GIVEN INSTRUCTION:
Find the lines with the string "chart" and return them.

Collected data entries
-- BEGIN --

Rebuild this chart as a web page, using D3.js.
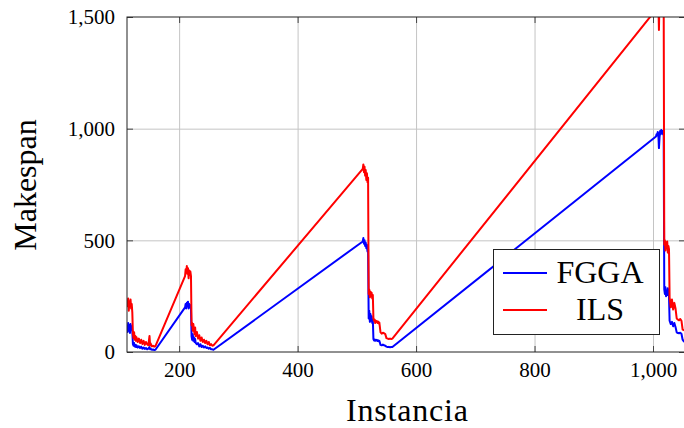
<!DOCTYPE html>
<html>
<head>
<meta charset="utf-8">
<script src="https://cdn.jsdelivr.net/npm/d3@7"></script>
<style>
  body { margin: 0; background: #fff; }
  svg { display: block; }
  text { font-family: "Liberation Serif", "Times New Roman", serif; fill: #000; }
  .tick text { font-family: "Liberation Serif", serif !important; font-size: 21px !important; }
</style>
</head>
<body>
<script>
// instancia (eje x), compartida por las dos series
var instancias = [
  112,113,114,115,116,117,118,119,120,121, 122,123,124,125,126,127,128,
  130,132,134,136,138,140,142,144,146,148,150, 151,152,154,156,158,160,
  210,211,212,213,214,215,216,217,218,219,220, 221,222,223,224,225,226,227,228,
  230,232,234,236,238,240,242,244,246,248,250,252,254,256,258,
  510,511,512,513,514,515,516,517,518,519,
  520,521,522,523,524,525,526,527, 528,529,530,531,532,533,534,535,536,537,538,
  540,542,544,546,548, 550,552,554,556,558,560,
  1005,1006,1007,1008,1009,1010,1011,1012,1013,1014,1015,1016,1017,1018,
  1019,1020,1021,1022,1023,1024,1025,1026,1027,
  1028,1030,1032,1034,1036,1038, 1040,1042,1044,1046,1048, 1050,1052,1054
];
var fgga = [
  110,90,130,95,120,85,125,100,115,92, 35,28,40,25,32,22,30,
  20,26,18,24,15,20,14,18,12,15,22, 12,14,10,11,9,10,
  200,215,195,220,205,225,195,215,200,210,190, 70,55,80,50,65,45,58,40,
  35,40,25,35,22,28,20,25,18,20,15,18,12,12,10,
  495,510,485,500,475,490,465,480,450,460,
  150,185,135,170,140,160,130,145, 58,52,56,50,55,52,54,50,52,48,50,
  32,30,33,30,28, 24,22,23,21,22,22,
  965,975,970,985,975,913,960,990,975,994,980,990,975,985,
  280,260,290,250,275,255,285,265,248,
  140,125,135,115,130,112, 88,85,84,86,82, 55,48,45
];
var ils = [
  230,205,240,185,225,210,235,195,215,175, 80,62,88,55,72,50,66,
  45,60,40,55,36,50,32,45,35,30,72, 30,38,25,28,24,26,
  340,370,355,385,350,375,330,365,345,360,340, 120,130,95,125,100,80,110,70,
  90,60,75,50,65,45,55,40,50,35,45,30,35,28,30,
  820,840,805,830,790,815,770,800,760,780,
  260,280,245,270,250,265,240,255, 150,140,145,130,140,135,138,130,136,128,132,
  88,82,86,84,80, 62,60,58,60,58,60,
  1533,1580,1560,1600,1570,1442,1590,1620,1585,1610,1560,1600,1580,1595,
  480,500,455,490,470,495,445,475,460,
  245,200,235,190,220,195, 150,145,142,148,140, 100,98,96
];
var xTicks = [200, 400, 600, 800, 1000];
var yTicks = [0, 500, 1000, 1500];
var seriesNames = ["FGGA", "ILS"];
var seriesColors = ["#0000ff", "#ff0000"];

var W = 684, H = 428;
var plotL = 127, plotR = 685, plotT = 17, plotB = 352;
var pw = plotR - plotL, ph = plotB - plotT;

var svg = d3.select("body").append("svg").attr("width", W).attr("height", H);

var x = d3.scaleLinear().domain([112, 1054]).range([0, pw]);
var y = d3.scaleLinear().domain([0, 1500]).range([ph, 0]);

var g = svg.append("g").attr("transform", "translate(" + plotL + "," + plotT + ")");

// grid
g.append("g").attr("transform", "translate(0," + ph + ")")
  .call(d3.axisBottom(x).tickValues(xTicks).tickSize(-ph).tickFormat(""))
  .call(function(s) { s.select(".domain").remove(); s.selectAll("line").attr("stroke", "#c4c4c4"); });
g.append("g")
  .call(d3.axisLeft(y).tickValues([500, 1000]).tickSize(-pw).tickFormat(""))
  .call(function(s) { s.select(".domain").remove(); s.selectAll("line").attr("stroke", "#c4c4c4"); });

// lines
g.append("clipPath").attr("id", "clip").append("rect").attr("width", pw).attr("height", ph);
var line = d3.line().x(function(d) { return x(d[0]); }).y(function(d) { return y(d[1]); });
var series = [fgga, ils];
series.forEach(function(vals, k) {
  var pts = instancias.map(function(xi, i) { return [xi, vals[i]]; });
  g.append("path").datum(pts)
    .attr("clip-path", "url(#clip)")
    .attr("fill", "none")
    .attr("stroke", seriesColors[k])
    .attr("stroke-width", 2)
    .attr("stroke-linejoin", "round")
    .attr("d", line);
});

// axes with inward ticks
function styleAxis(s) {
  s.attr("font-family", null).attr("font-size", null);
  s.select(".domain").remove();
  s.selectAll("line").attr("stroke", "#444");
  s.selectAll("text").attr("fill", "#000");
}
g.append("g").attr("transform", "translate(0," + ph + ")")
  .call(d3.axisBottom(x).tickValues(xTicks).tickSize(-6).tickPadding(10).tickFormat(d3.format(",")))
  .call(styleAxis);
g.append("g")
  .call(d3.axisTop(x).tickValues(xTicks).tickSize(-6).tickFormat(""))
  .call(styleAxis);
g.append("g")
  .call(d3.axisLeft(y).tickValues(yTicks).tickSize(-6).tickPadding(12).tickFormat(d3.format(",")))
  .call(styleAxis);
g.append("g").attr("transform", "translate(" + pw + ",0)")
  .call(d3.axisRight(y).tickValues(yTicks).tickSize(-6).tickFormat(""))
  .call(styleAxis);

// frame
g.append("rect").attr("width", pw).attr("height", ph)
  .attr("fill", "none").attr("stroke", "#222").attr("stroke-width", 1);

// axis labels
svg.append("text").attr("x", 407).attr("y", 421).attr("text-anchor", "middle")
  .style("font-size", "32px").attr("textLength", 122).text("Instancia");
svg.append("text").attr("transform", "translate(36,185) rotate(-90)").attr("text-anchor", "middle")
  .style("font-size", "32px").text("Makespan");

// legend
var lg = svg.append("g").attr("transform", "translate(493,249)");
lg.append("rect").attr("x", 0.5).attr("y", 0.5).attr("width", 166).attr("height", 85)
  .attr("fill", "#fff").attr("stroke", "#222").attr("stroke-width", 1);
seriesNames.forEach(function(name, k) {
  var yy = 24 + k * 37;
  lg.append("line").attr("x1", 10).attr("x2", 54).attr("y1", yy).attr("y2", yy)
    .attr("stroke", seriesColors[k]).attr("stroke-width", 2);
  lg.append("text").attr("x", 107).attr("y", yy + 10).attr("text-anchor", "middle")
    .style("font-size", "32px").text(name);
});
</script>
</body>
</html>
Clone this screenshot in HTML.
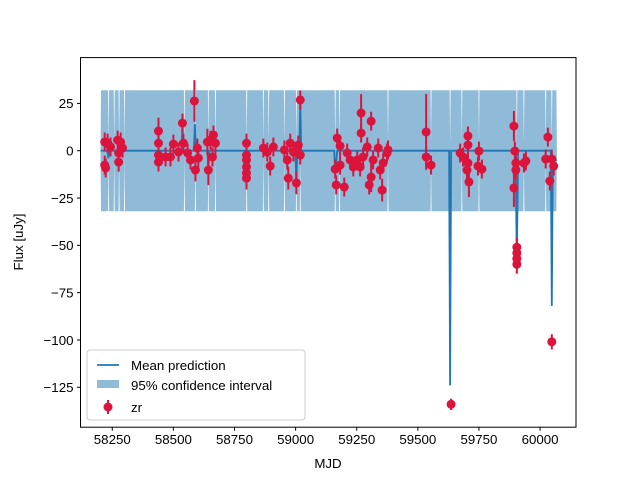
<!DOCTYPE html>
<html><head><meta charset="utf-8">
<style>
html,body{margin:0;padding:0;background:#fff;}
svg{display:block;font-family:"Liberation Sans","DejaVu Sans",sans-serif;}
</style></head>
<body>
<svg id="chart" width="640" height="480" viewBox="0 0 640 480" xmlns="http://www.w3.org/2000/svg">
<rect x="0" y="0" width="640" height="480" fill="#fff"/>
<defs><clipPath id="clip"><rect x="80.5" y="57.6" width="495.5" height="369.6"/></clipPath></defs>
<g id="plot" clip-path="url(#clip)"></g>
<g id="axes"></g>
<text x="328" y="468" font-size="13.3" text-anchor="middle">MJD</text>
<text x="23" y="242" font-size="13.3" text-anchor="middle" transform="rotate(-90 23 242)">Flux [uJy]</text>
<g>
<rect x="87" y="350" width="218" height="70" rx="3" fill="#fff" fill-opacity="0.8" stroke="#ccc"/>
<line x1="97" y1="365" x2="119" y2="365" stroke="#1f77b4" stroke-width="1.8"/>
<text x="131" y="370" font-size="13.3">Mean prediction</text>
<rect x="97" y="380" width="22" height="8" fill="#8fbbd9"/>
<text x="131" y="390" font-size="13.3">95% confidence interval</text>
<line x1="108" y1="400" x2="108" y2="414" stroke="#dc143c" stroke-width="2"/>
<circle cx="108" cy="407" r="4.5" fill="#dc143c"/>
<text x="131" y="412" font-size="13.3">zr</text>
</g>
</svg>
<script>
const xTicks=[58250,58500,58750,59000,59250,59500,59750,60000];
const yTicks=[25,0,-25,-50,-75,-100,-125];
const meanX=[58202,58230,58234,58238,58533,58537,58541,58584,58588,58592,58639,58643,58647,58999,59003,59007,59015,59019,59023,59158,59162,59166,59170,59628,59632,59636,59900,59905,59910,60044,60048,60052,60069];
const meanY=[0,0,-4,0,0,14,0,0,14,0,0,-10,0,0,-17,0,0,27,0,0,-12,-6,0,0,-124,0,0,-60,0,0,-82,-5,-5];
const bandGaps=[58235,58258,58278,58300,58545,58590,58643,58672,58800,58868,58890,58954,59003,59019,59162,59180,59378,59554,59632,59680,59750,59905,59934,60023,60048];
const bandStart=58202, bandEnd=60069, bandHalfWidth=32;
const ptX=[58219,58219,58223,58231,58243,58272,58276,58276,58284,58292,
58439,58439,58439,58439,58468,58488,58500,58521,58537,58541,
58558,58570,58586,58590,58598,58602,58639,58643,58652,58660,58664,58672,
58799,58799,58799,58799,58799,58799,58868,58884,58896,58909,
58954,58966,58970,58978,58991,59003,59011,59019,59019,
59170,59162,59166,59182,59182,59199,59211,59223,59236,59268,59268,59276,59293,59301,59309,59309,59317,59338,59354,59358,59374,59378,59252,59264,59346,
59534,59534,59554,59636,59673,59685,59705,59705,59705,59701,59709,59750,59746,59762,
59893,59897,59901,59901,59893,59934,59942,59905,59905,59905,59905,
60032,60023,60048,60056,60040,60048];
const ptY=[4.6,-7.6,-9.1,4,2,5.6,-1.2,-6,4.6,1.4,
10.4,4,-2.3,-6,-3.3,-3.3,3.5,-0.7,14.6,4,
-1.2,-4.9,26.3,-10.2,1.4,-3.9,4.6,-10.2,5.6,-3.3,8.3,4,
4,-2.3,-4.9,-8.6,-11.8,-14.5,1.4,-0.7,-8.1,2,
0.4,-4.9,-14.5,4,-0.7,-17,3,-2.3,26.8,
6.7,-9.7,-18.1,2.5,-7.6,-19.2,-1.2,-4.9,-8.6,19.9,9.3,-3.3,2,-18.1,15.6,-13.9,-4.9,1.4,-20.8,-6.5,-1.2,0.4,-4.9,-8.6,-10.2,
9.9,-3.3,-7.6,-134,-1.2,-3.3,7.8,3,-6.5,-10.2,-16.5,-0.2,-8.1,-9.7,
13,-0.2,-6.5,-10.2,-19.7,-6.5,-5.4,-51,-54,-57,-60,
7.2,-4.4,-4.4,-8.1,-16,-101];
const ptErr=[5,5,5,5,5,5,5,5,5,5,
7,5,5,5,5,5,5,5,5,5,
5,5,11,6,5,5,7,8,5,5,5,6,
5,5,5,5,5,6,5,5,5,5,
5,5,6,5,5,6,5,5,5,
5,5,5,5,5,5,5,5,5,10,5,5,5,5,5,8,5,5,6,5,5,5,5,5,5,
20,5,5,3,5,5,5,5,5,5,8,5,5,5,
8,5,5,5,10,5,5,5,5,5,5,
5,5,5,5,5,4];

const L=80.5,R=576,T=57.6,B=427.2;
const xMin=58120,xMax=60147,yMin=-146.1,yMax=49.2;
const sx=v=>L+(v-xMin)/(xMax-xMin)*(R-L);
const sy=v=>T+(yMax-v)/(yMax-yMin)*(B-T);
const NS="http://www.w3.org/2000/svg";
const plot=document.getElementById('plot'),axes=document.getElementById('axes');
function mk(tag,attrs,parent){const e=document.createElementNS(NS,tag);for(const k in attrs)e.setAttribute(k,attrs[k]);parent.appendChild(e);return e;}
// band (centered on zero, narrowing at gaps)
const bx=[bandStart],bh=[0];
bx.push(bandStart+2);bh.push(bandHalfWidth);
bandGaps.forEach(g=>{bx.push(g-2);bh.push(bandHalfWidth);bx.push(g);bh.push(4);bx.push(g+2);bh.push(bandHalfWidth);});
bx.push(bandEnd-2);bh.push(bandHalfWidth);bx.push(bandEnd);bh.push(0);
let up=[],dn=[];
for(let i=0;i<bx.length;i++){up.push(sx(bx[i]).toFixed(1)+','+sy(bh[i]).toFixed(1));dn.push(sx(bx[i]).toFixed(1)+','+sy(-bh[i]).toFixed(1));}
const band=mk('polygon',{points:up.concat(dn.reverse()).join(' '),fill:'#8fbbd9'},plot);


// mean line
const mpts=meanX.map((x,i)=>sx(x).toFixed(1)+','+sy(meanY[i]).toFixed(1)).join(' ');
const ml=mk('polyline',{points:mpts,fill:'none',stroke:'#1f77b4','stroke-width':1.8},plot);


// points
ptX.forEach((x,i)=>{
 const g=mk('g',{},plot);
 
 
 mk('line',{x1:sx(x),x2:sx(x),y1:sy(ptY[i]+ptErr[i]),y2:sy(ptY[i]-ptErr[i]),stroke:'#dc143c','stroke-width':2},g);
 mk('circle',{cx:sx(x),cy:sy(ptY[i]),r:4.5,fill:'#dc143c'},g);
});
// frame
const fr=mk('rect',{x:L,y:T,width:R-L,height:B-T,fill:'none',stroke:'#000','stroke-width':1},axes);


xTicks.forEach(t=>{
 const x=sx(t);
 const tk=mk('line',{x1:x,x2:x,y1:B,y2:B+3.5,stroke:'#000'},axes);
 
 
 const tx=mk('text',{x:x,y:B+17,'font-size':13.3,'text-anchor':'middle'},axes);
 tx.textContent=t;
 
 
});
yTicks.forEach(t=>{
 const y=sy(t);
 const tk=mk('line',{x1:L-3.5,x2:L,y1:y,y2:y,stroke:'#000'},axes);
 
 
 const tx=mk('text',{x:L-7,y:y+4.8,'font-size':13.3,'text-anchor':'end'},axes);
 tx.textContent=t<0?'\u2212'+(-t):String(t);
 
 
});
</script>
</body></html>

-- END --

SOLUTION BELOW:
Rebuild this chart as a web page, using D3.js.
<svg id="chart" width="640" height="480" viewBox="0 0 640 480" xmlns="http://www.w3.org/2000/svg">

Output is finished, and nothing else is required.